Billionaire Winklevoss Twins in Crisis Mode as Gemini Crypto Exchange Faces Setbacks – What's Going On?
Tyler and Cameron Winklevoss, the billionaire twins behind crypto exchange Gemini, are facing a series of setbacks as issues surrounding their exchange have reached new heights in recent times.
The crypto company is struggling with a shrinking market share, regulatory issues, a lawsuit by the SEC, a possible breakup with a banking partner, and a crucial due date on a loan.
The loan, if repaid by the lending partner's parent company, could help recoup some of the $900 million worth of crypto deposits trapped in its defunct Earn product, according to a Bloomberg report.
While trading activity has modestly recovered as of late, the growing regulatory pressure, as well as the exchange's small market share, makes it difficult for Gemini to get back on its feet.
“Their small market share and raft of regulatory troubles portend a bleak future for Gemini,” said Eswar Prasad, a professor at Cornell University and author of The Future of Money: How the Digital Revolution Is Transforming Currencies and Finance.

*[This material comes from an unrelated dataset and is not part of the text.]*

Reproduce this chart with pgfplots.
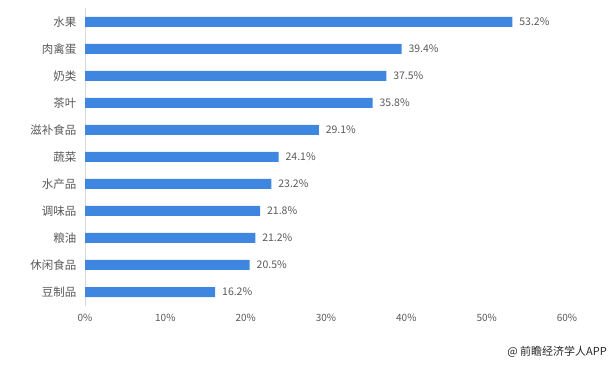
\documentclass[border=0pt]{standalone}
\usepackage{fontspec}
\setmainfont{Noto Sans CJK SC}
\usepackage{pgfplots}
\pgfplotsset{compat=1.18}
\definecolor{barblue}{RGB}{62,134,224}
\definecolor{txtgray}{RGB}{89,89,89}
\definecolor{axgray}{RGB}{217,217,217}
\begin{document}
\begin{tikzpicture}
\path[use as bounding box] (0pt,0pt) rectangle (613pt,367pt);
\begin{axis}[
  at={(85pt,61.5pt)}, anchor=south west,
  scale only axis, width=482pt, height=297pt,
  xbar, bar width=10pt,
  xmin=0, xmax=60, ymin=-0.5, ymax=10.5,
  axis lines*=left,
  x axis line style={draw=none},
  y axis line style={draw=axgray, line width=0.8pt},
  major tick length=0pt,
  xtick={0,10,...,60},
  xticklabel={\pgfmathprintnumber{\tick}\%},
  /pgf/number format/assume math mode=true,
  xticklabel style={font=\fontsize{10}{12}\selectfont, color=txtgray, yshift=-5pt},
  ytick={0,...,10},
  yticklabels={豆制品,休闲食品,粮油,调味品,水产品,蔬菜,滋补食品,茶叶,奶类,肉禽蛋,水果},
  yticklabel style={font=\fontsize{11.5}{13}\selectfont, color=txtgray, xshift=-5pt},
  point meta=x,
  nodes near coords={\pgfmathprintnumber[fixed,precision=1,fixed zerofill]{\pgfplotspointmeta}\%},
  every node near coord/.append style={font=\fontsize{10.5}{12}\selectfont, color=txtgray, xshift=3.5pt},
  clip=false,
]
\addplot[fill=barblue, draw=none] coordinates {
 (16.2,0) (20.5,1) (21.2,2) (21.8,3) (23.2,4) (24.1,5) (29.1,6) (35.8,7) (37.5,8) (39.4,9) (53.2,10)
};
\end{axis}
\node[anchor=east, font=\fontsize{11}{13}\selectfont, text=black!85, inner sep=0pt] at (607pt,15pt) {@ 前瞻经济学人APP};
\end{tikzpicture}
\end{document}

That, and the skepticism of retail investors who lost money during the recent market meltdown, could “make it difficult for an exchange like Gemini to find a suitable niche.”
Last week, the founders were spotted in London following other US crypto executives who have recently gone on charm offensives abroad in part to counter the US crackdown.
There, they met with regulators and talked up a possible second headquarters in the UK.
On Thursday, the twins announced that Dublin would become Gemini’s new European base.
Gemini Launches Derivatives Exchange Outside the US
The firm has recently launched a derivatives exchange, Gemini Foundation, in a number of jurisdictions outside of the US, UK, and European Union. It also announced plans to set up an engineering hub in India.
With personal fortunes of $3.2 billion each, according to Bloomberg calculations, the brothers are capable of self-funding Gemini — as they did in recent months during crypto’s darkest days.
Digital-asset exchanges rely largely on trading fees, so the more volume a trading platform can attract, the better.
Trading on Gemini fell 46% in the first quarter of the year compared to the last quarter of 2022, which was among the steepest declines. It also faces an uphill climb to regain market share.
Some analysts noted that a better outcome might be for a larger competitor to acquire Gemini.
“The Winklevoss twins have a strong brand,” said Campbell Harvey, a finance professor at Duke University. “You can imagine possible mergers” with bigger players like Coinbase or Kraken.
However, Gemini’s legal issues could make it a tougher sell.
For starters, there’s the defunct Earn product, whose customers haven’t been able to withdraw their money since mid-November, when Gemini’s lending partner, Genesis Global Capital, filed for bankruptcy.
Gemini negotiated a tentative settlement on behalf of its Earn users with Genesis Global, as well as Genesis parent Digital Currency Group and other creditors, in February, but it has yet to be finalized. Discussions are still ongoing.
In January, the Securities and Exchange Commission sued both Gemini and Genesis for allegedly selling unregistered securities through Earn.
The regulator is seeking remedies including “permanent injunctive relief, disgorgement of ill-gotten gains plus prejudgment interest, and civil penalties.”
“One of the remedies they will seek from the court is that every single person gets their money back,” John Reed Stark, former chief of the SEC’s Office of Internet Enforcement, said at the time.
Nevertheless, Gemini’s setbacks raise questions about whether it will ever be able to bounce back or if it will stay stuck in limbo.